Nella mia testa era questa l’uscita di scena più dignitosa possibile per uno con la sua storia. Il suo carisma era talmente penetrante che i più giovani in campo, palla al piede, cercavano solo lui. Questo poteva essere utile in una porzione ridotta di partita, ma dannoso se spalmato nei novanta minuti.
Totti è stato idolatrato a Roma e questo probabilmente lo ha “viziato” un po’, gli ha impedito di percepirsi diversamente. Francesco per me sarà sempre come un figlio, allo stesso tempo la sua ex moglie non sarà mai per me come una nuora.
Quando lei mi offese gratuitamente presi ancora più consapevolezza di quanto fossi un uomo fortunato ad avere al mio fianco una compagna molto intelligente, che mai mi ha messo in imbarazzo intromettendosi con così tanta arroganza e maleducazione nel mio lavoro.
Può capitare, nel corso di una vita, di essere un piccolo uomo o una piccola donna. Certamente lo è stata lei quando si è permessa di rivolgersi a me in quel modo. Cosa della quale — immagino — si sarà pentita.

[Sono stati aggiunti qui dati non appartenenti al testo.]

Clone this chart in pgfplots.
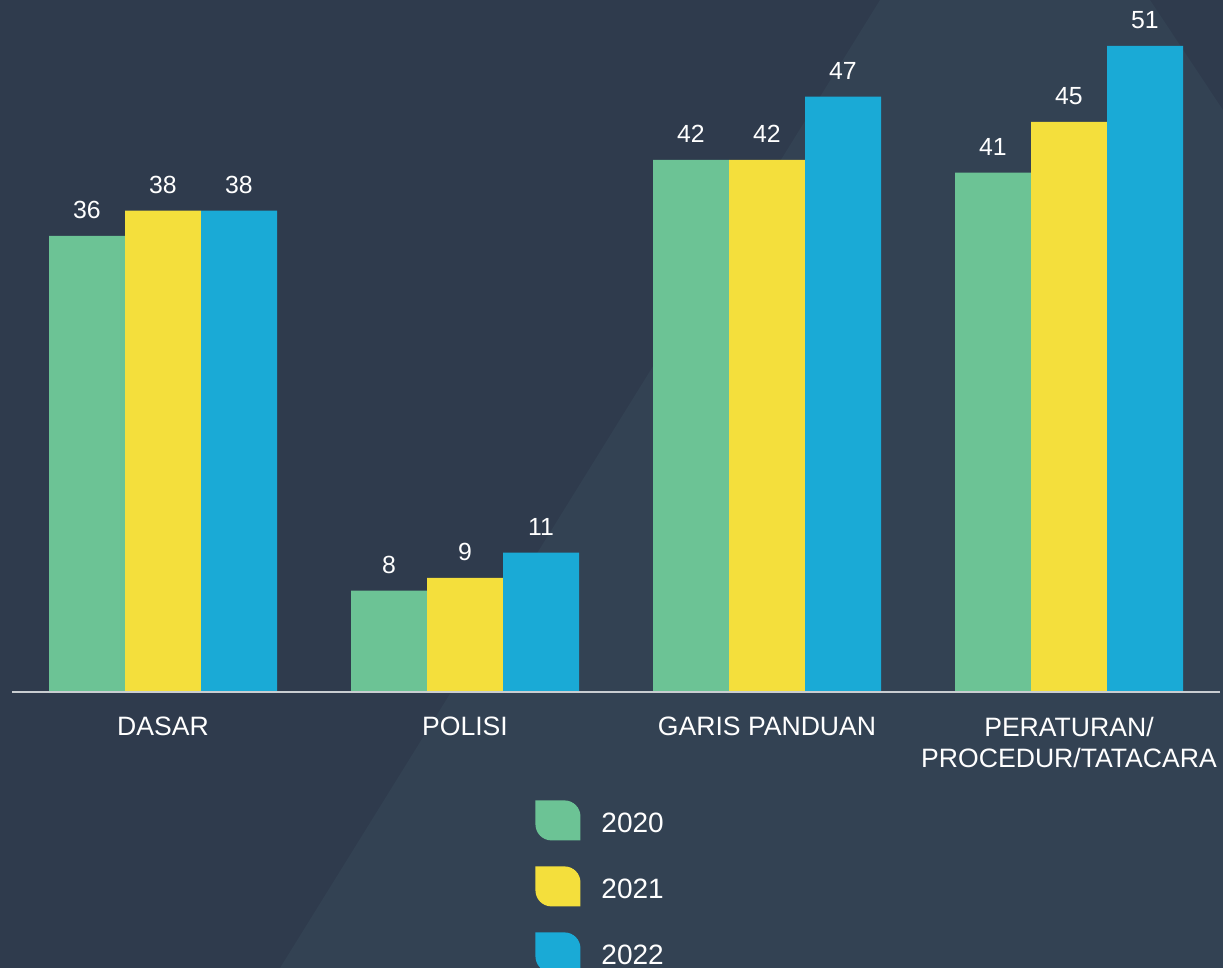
\documentclass[border=0pt]{standalone}
\usepackage{fontspec}
\setmainfont{Liberation Sans}
\usepackage{pgfplots}
\pgfplotsset{compat=1.18}
\definecolor{bgdark}{HTML}{2F3B4D}
\definecolor{bglight}{HTML}{334253}
\definecolor{cgreen}{HTML}{6CC395}
\definecolor{cyellow}{HTML}{F4DF3C}
\definecolor{cblue}{HTML}{1AAAD6}
\definecolor{axisgray}{HTML}{C9CDD1}
\pgfplotsset{
  leaf legend/.style={legend image code/.code={%
    \fill[##1] (0pt,12pt) -- (14.5pt,12pt) arc[start angle=90,end angle=0,radius=8pt]
      -- (22.5pt,-8pt) -- (8pt,-8pt) arc[start angle=270,end angle=180,radius=8pt] -- cycle;}}
}
\begin{document}
\begin{tikzpicture}
\fill[bgdark] (0,0) rectangle (611.5pt,484pt);
\fill[bglight] (440pt,484pt) -- (575pt,484pt) -- (611.5pt,429pt) -- (611.5pt,0pt) -- (140pt,0pt) -- cycle;
\begin{axis}[
  at={(6pt,138pt)}, anchor=south west,
  scale only axis, width=604pt, height=346pt,
  xmin=-0.5, xmax=3.5, ymin=0, ymax=54.63,
  ybar=0pt, bar width=38pt,
  axis x line*=bottom, axis y line=none,
  x axis line style={axisgray, line width=1pt, -},
  axis on top, clip=false,
  /pgf/number format/assume math mode=true,
  xtick={0,1,2,3},
  xticklabels={DASAR,POLISI,GARIS PANDUAN,{PERATURAN/\\PROCEDUR/TATACARA}},
  major tick length=0pt,
  xticklabel style={text=white, anchor=north, inner sep=0pt, yshift=-12.5pt, align=center,
    font=\fontsize{13.3}{15.6}\selectfont},
  ytick=\empty,
  nodes near coords,
  every node near coord/.append style={text=white, inner sep=0pt, anchor=south, yshift=8.5pt,
    font=\fontsize{12.4}{15}\selectfont},
  legend style={at={(axis description cs:0.433,-0.1561)}, anchor=north west,
    draw=none, fill=none, text=white, inner sep=0pt, row sep=13pt, column sep=10.5pt,
    nodes={inner sep=0pt}, font=\fontsize{14}{16}\selectfont},
  legend cell align=left,
]
\addplot[fill=cgreen, draw=none, leaf legend] coordinates {(0,36) (1,8) (2,42) (3,41)};
\addplot[fill=cyellow, draw=none, leaf legend] coordinates {(0,38) (1,9) (2,42) (3,45)};
\addplot[fill=cblue, draw=none, leaf legend] coordinates {(0,38) (1,11) (2,47) (3,51)};
\legend{2020,2021,2022}
\end{axis}
\pgfresetboundingbox
\path (0,0) rectangle (611.5pt,484pt);
\end{tikzpicture}
\end{document}
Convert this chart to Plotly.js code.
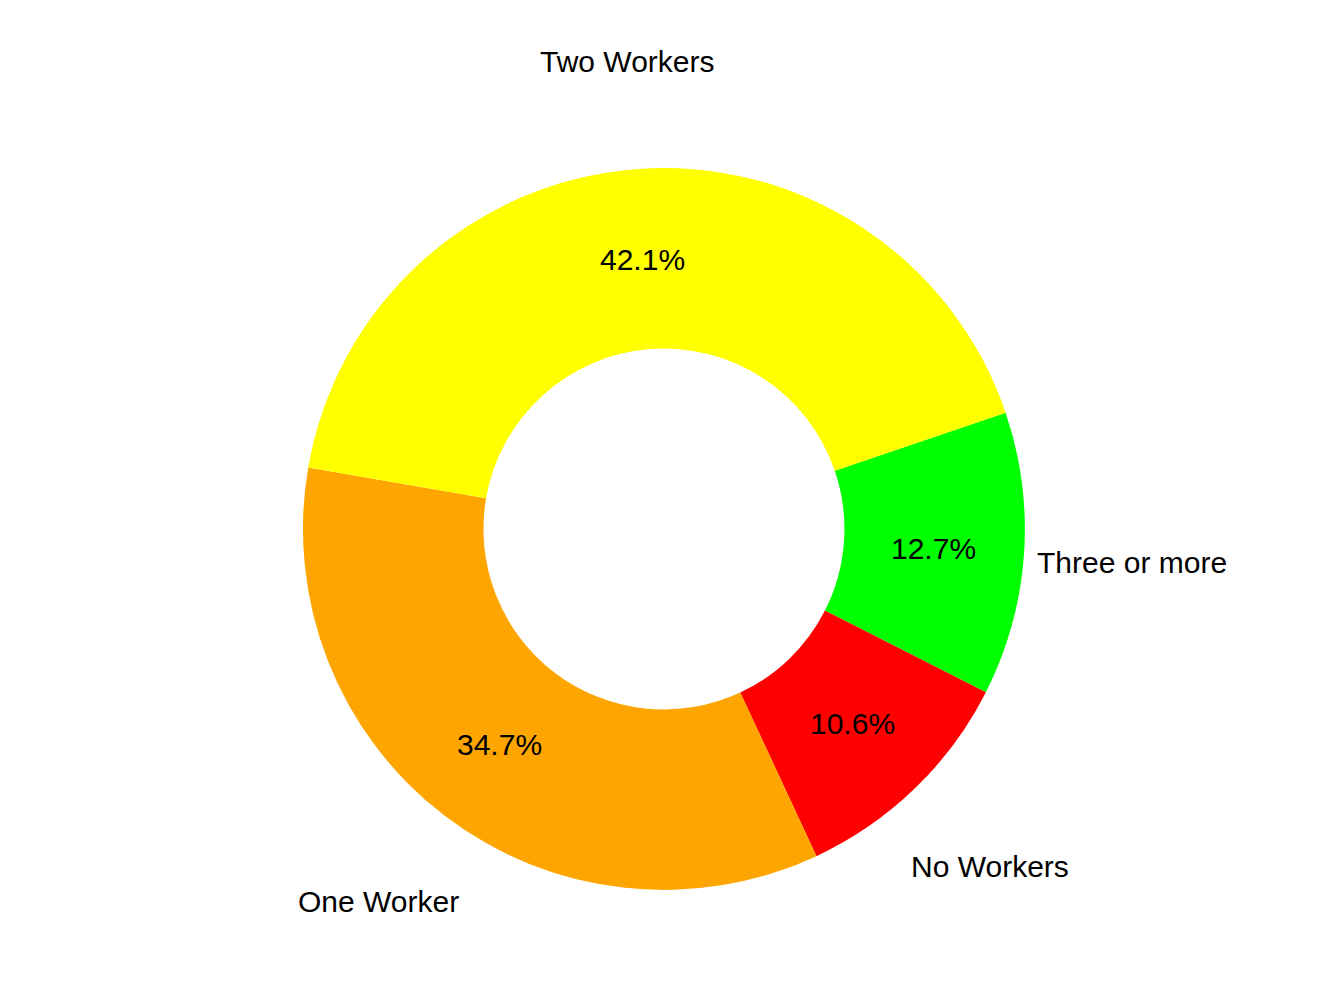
<!DOCTYPE html>
<html>
<head>
<meta charset="utf-8">
<script src="https://cdn.plot.ly/plotly-3.0.1.min.js"></script>
<style>
  html, body { margin: 0; padding: 0; background: #fff; }
  #chart { width: 1344px; height: 1008px; }
</style>
</head>
<body>
<div id="chart"></div>
<script>
  // slice order follows the reference, clockwise from the green slice
  var categories = ["Three or more", "No Workers", "One Worker", "Two Workers"];
  var shares = [12.7, 10.6, 34.7, 42.1];
  var colors = ["#00ff00", "#ff0000", "#ffa500", "#ffff00"];

  var W = 1344, H = 1008;
  var domX = [0.2254, 0.7626];
  var domY = [0.1171, 0.8333];
  var rotation = 71.2;
  var hole = 0.5;

  // label placement, relative to the outer radius
  var pctRadius = 0.75;
  var nameRadius = 1.3;

  var cx = (domX[0] + domX[1]) / 2;
  var cy = (domY[0] + domY[1]) / 2;
  var R = (domY[1] - domY[0]) * H / 2;
  var labelFont = { family: "Liberation Sans, Arial", size: 30, color: "#000" };

  var total = shares.reduce(function (a, b) { return a + b; }, 0);
  var annotations = [];
  var acc = 0;
  shares.forEach(function (v, i) {
    var mid = (rotation + (acc + v / 2) / total * 360) * Math.PI / 180;
    acc += v;
    var sx = Math.sin(mid), sy = Math.cos(mid);
    annotations.push({
      x: cx + pctRadius * R * sx / W, y: cy + pctRadius * R * sy / H,
      xref: "paper", yref: "paper", xanchor: "center", yanchor: "middle",
      showarrow: false, text: v.toFixed(1) + "%", font: labelFont
    });
    annotations.push({
      x: cx + nameRadius * R * sx / W, y: cy + nameRadius * R * sy / H,
      xref: "paper", yref: "paper", xanchor: "center", yanchor: "middle",
      showarrow: false, text: categories[i], font: labelFont
    });
  });

  var data = [{
    type: "pie",
    labels: categories,
    values: shares,
    sort: false,
    direction: "clockwise",
    rotation: rotation,
    hole: hole,
    marker: { colors: colors, line: { width: 0 } },
    textinfo: "none",
    hoverinfo: "label+percent",
    domain: { x: domX, y: domY }
  }];

  var layout = {
    width: W,
    height: H,
    showlegend: false,
    margin: { t: 0, b: 0, l: 0, r: 0 },
    paper_bgcolor: "#fff",
    plot_bgcolor: "#fff",
    annotations: annotations
  };

  Plotly.newPlot("chart", data, layout, { displayModeBar: false, staticPlot: true });
</script>
</body>
</html>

C’è una cosa che non gli ho mai detto, a Francesco, nemmeno il giorno in cui ci siamo riabbracciati al Bambin Gesù, e ne approfitto per dirgliela ora. Una notte, quando in città non si parlava d’altro che di noi, della nostra storia, ti ho sognato mentre mi venivi a dire queste parole: «Mister, ho capito di aver sbagliato con te. Ho capito che, in realtà, tu non mi stai penalizzando come pensavo ma, al contrario, stai facendo di tutto per allungarmi la carriera…». Poi mi sono svegliato.